Trucker hats emblazoned with the words ‘Prize Winner’ were scattered all over the room as a nod to Dern’s crotchety character in “Nebraska,” where he wears one just like it. Streep wore one of the hats when she took the stage.
“Oh, I’m not the prize winner,” she said, removing it from her head. “That’s so weird.” Though the Oscar winner is an awards contender herself for “August: Osage County,” she was there to present an award to Thompson that described, in rhyme no less, her performance as P.L. Travers in “Saving Mr. Banks” as a “knockout.”
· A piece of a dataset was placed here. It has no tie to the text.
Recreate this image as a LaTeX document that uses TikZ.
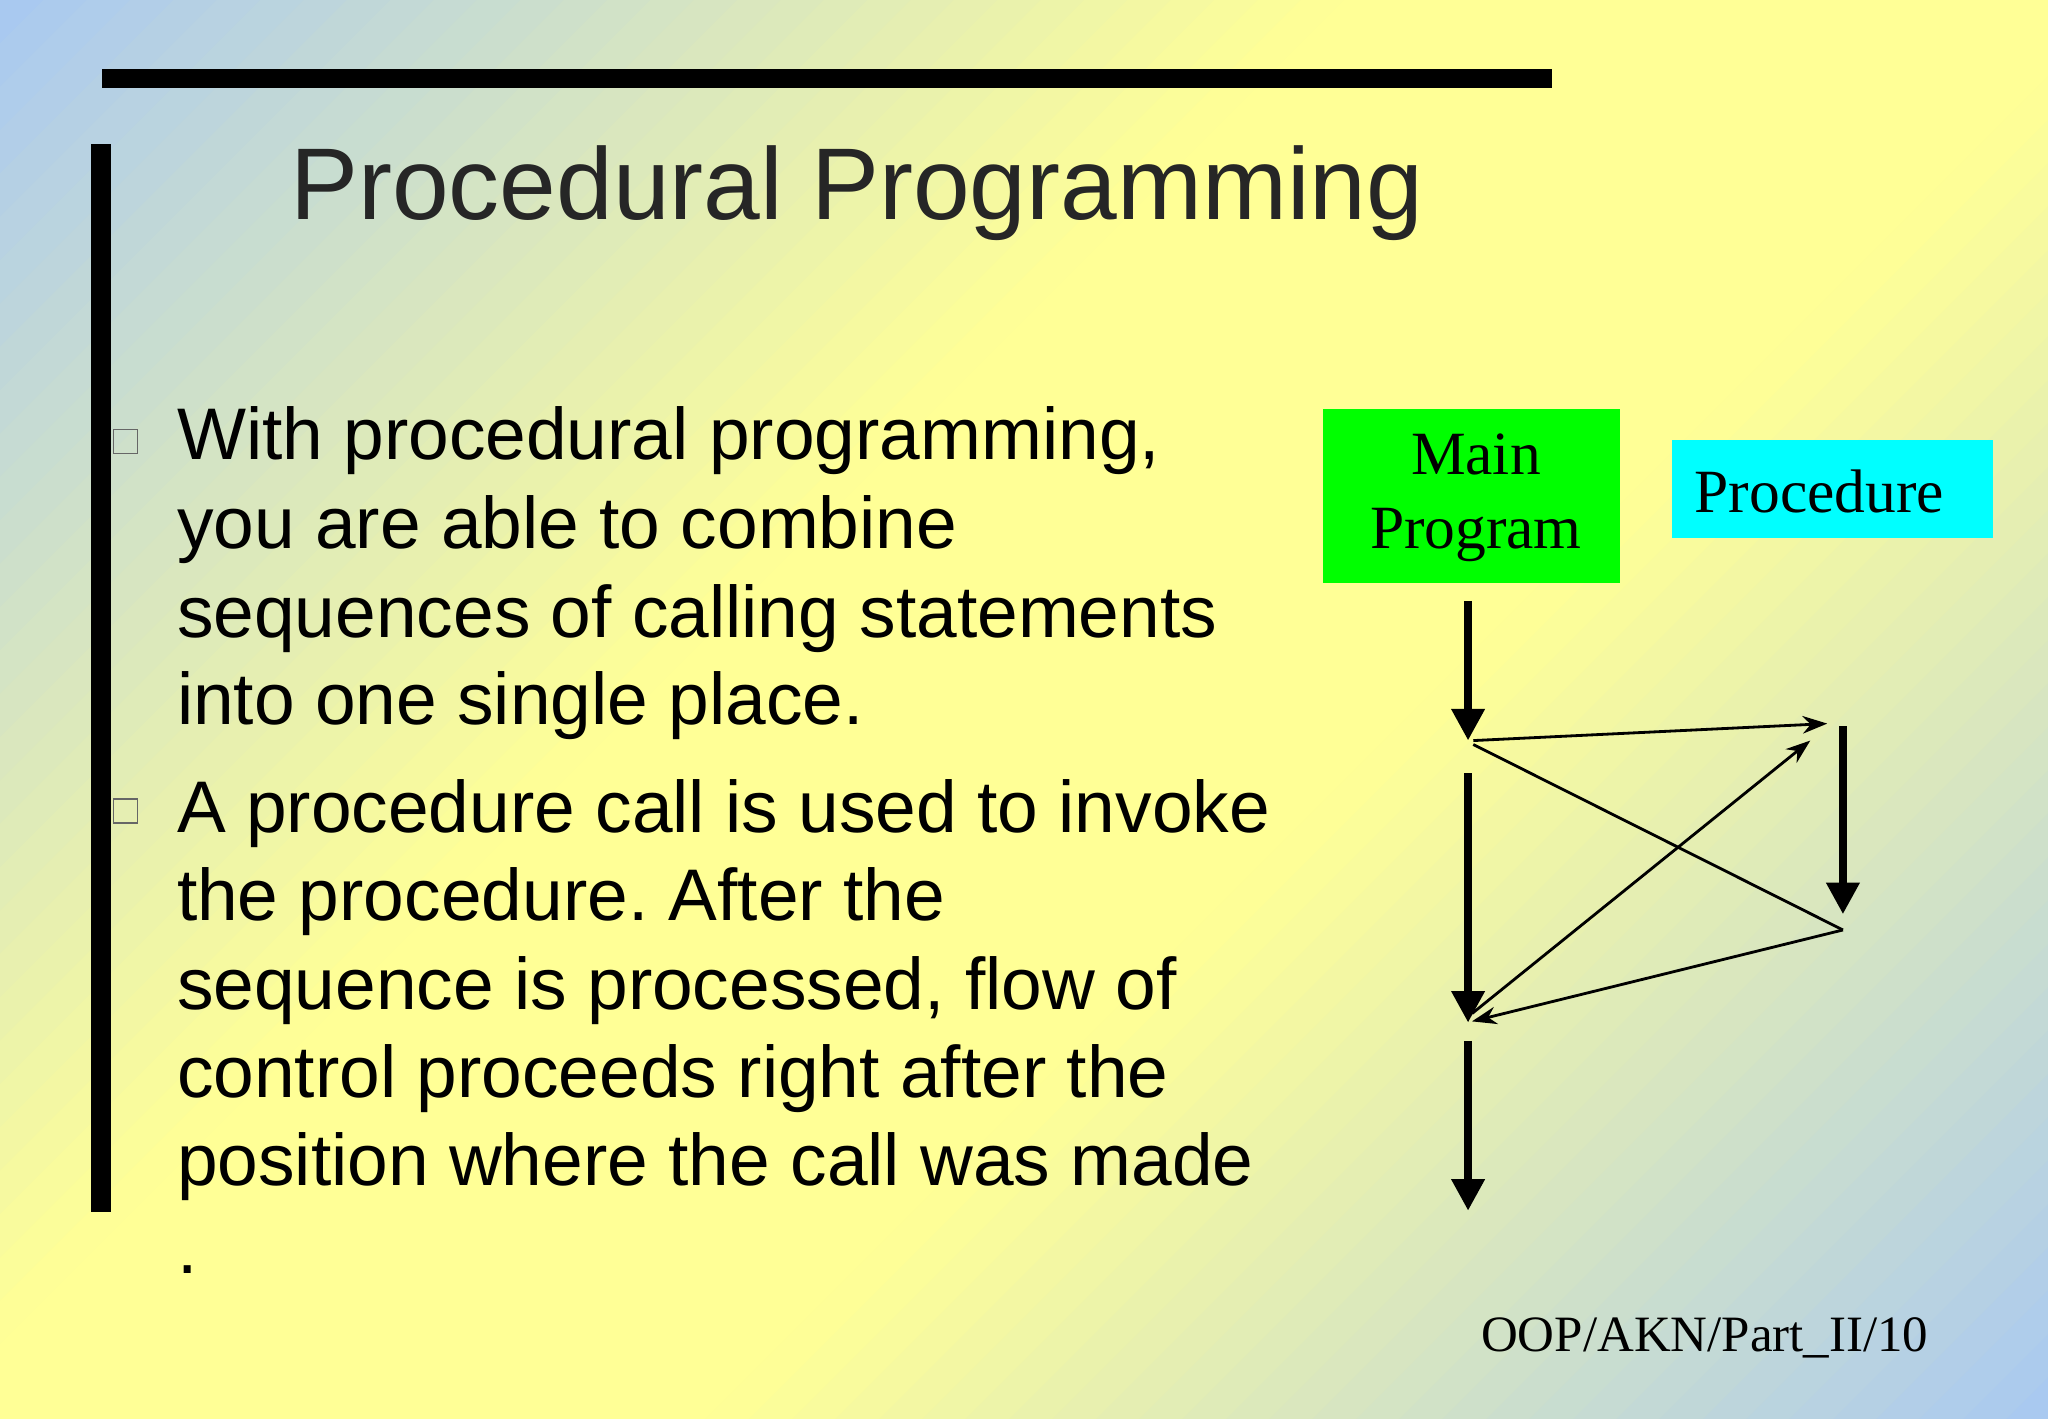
\documentclass[tikz,border=0pt]{standalone}
\usepackage{fontspec}
\setmainfont{Liberation Serif}
\setsansfont{Liberation Sans}
\usetikzlibrary{arrows.meta}
\frenchspacing

\definecolor{slideblue}{RGB}{168,200,242}
\definecolor{slideyellow}{RGB}{255,255,150}
\definecolor{boxgreen}{RGB}{0,255,0}
\definecolor{boxcyan}{RGB}{0,255,255}

\tikzset{
  bigarrow/.style={line width=2.3pt,-{Triangle[length=9pt,width=9pt]}},
  thinarrow/.style={line width=0.8pt,-{Stealth[length=7pt,width=5pt]}},
  bodyline/.style={anchor=base west,inner sep=0pt,font=\sffamily\fontsize{20.8}{24}\selectfont},
  boxlabel/.style={font=\fontsize{17.5}{20}\selectfont,align=center,inner sep=0pt},
  bulletbox/.style={draw=black!60,line width=0.4pt,minimum size=0.24cm,inner sep=0pt}
}

\begin{document}
\begin{tikzpicture}[x=0.013061cm,y=-0.013061cm]
            % Background in diagonal bands
            \useasboundingbox (0,0) rectangle (1568,1086);
            \begin{scope}
              \clip (0,0) rectangle (1568,1086);
              \foreach \i in {0,...,79}{
                \pgfmathsetmacro{\sa}{\i*33.2}
                \pgfmathsetmacro{\sb}{\sa+36}
                \pgfmathsetmacro{\mixp}{min(100,130*(1-abs(2*(\i+0.5)/80-1)))}
                \fill[slideyellow!\mixp!slideblue] (\sa,0) -- (\sb,0) -- (\sb-1200,1200) -- (\sa-1200,1200) -- cycle;
              }
            \end{scope}
            
            % Bars
            \fill[black] (78,53) rectangle (1188,67);
            \fill[black] (70,110) rectangle (85,928);
            
            % Title
            \node[font=\sffamily\fontsize{29}{33}\selectfont,text=black!85] (title) at (656,148) {Procedural Programming};
            
            % Bullets
            \node[bulletbox] (b1) at (96,338) {};
            \node[bulletbox] (b2) at (96,621) {};
            
            % Text lines
            \node[bodyline] (t1) at (135,352) {With procedural programming,};
            \node[bodyline] (t2) at (135,420) {you are able to combine};
            \node[bodyline] (t3) at (135,488) {sequences of calling statements};
            \node[bodyline] (t4) at (135,555) {into one single place.};
            \node[bodyline] (t5) at (135,637) {A procedure call is used to invoke};
            \node[bodyline] (t6) at (135,705) {the procedure. After the};
            \node[bodyline] (t7) at (135,773) {sequence is processed, flow of};
            \node[bodyline] (t8) at (135,840) {control proceeds right after the};
            \node[bodyline] (t9) at (135,908) {position where the call was made};
            \node[bodyline] (t10) at (135,975) {.};
            
            % Boxes
            \fill[boxgreen] (1013,313) rectangle (1240,446);
            \node[boxlabel] (main) at (1130,381) {Main\\[1pt] Program};
            \fill[boxcyan] (1280,337) rectangle (1526,412);
            \node[boxlabel] (proc) at (1393,376) {Procedure};
            
            % Flow points
            \coordinate (m1) at (1124,460);
            \coordinate (m2) at (1124,567);
            \coordinate (m3) at (1124,592);
            \coordinate (m4) at (1124,783);
            \coordinate (m5) at (1124,797);
            \coordinate (m6) at (1124,927);
            \coordinate (p1) at (1411,556);
            \coordinate (p2) at (1411,700);
            \coordinate (p3) at (1411,712);
            
            % Thick arrows
            \draw[bigarrow] (m1) -- (m2);
            \draw[bigarrow] (m3) -- (m4);
            \draw[bigarrow] (m5) -- (m6);
            \draw[bigarrow] (p1) -- (p2);
            
            % Thin arrows
            \draw[thinarrow] (1128,567) -- (1399,554);
            \draw[line width=0.8pt] (1128,570) -- (p3);
            \draw[thinarrow] (p3) -- (1127,782);
            \draw[thinarrow] (1127,776) -- (1386,567);
            
            % Footer
            \node[anchor=base east,inner sep=0pt,font=\fontsize{14.5}{16}\selectfont] (foot) at (1477,1035) {OOP/AKN/Part\_II/10};
        \end{tikzpicture}
\end{document}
Scorsese and DiCaprio also did a bit to accept an award for career collaboration — “The Wolf of Wall Street” is their fifth movie together. They started to read their thank-you speeches at the same time, then fought over who would go first. Scorsese jumped up on his tiptoes to reach DiCaprio’s height. “Movies are work,” the filmmaker said. “They’re a daily battle. If you’re gonna go into battle, you better go in with somebody you respect, somebody you trust, and hopefully somebody you like. Leo has all the qualities I’m looking for in an actor.”
“You mean like an Italian last name?” DiCaprio cracked. Their skit was a rehearsal of sorts for Sunday’s Globes, where “Wolf” is up for two awards, including one for the actor.